Illustration ? Le 2 décembre, pour fêter les trois ans de l'ouverture de la boutique du club, il était de séance de dédicaces. Elle devait durer une heure, mais s'est éternisée pendant deux de plus, parce que le natif de Yaoundé a insisté pour dédier un moment à chaque supporter venu le voir. Pinuccio Milli, ancien ultra et figure locale très respectée, a lui aussi été conquis : « Il pouvait être un corps étranger dans cette équipe quelconque qui n'avait rien à voir avec lui, mais il n'a jamais eu un comportement de supériorité. Il est venu dans le Sud profond et a été comme une espèce de messie. Sans lui, on ne se sauvait pas. Ce n'est pas seulement le meilleur défenseur qu'on ait vu ici, c'est le meilleur joueur de l'histoire de Lecce. »
De fait, la dimension humaine de cette expérience ne doit pas faire passer au second plan celle purement footballistique. Milli surenchérit : « La pause liée à la Coupe du monde (entre mi-novembre et fin décembre) a été une panacée. À partir de janvier, il était devenu Franco Baresi par sa façon de commander la défense, ses sorties balle au pied, ses coast to coast. » Baroni décrypte cette renaissance : « Il a réinitialisé son football et a compris nos besoins. Il venait d'une équipe habituée à gérer le ballon, où il ne faut pas courir après les joueurs adverses ; nous, ici, on a mis en place un football plus agressif, de duels, sans jamais donner la possibilité à nos adversaires d'exprimer toutes leurs capacités. Il emmènera aussi avec lui ce bagage professionnel. »
Umtiti a notamment enchaîné les prestations XXL face aux cadors. « Face à la Lazio, en janvier (2-1, le 4), lorsqu'il a subi les cris de singes venant du parcage visiteurs, il a ressenti toute l'affection du stade qui l'a soutenu en scandant son nom, reprend Baroni. Samu a réalisé un match incroyable aussi parce qu'il a été touché dans ses sentiments. Et il en a beaucoup, il faut juste aller les chercher parce que c'est un timide, un introverti, mais les mecs comme lui sont les personnages les plus beaux. »

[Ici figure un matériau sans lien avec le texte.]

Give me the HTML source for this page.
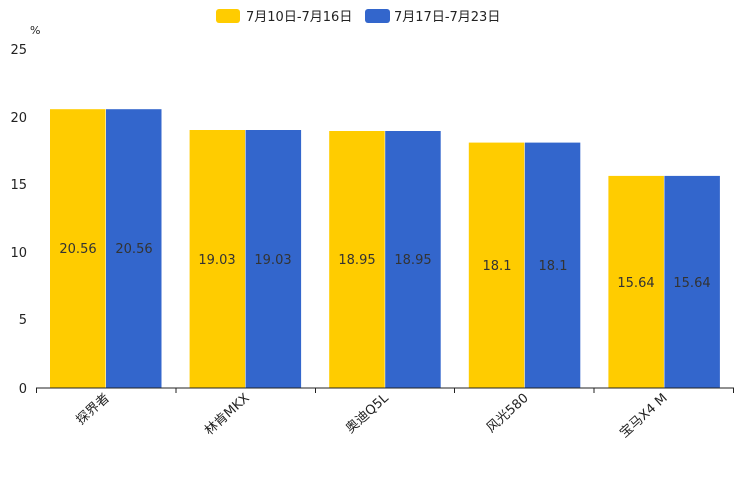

Son patronyme a continué de retentir au fil des mois dans les travées du Via del Mare où les chants personnalisés avaient pourtant disparu depuis des années. Plus les matches passaient, plus Umtiti se sentait investi par cette mission sauvetage remplie à l'avant-dernière journée, menant de main de maître la 9e défense de Serie A, et qui, jusqu'au but vainqueur de Bologne à la 97e minute, dimanche, était la seule des cinq grands Championnats européens à ne pas avoir concédé plus de deux buts sur un match.
Avant de quitter ses partenaires et de rentrer à Barcelone (où il est sous contrat jusqu'en 2026), pour s'envoler ensuite vers d'autres cieux, Umtiti a tenu à organiser une soirée d'adieu la semaine passé. Blin raconte : « Il a offert un petit cadeau à chaque joueur et membre du staff, il n'a oublié personne. Cela témoigne de sa valeur, il n'était pas obligé. Il y a des gars qui étaient gênés de se sentir maintenant redevables. C'était un très beau geste de sa part. Sam a retrouvé la joie de jouer au foot et surtout de partager la vie d'un groupe, il s'est aussi retrouvé en tant que personne, il conservera cela, peu importe où il va. » Le président Sticchi Damiani lui a glissé un mot : « Je lui ai dit durant que dans plusieurs années, on parlera du grand Lecce d'Umtiti. » Lu mare, lu sule, lu ientu, lu Samu.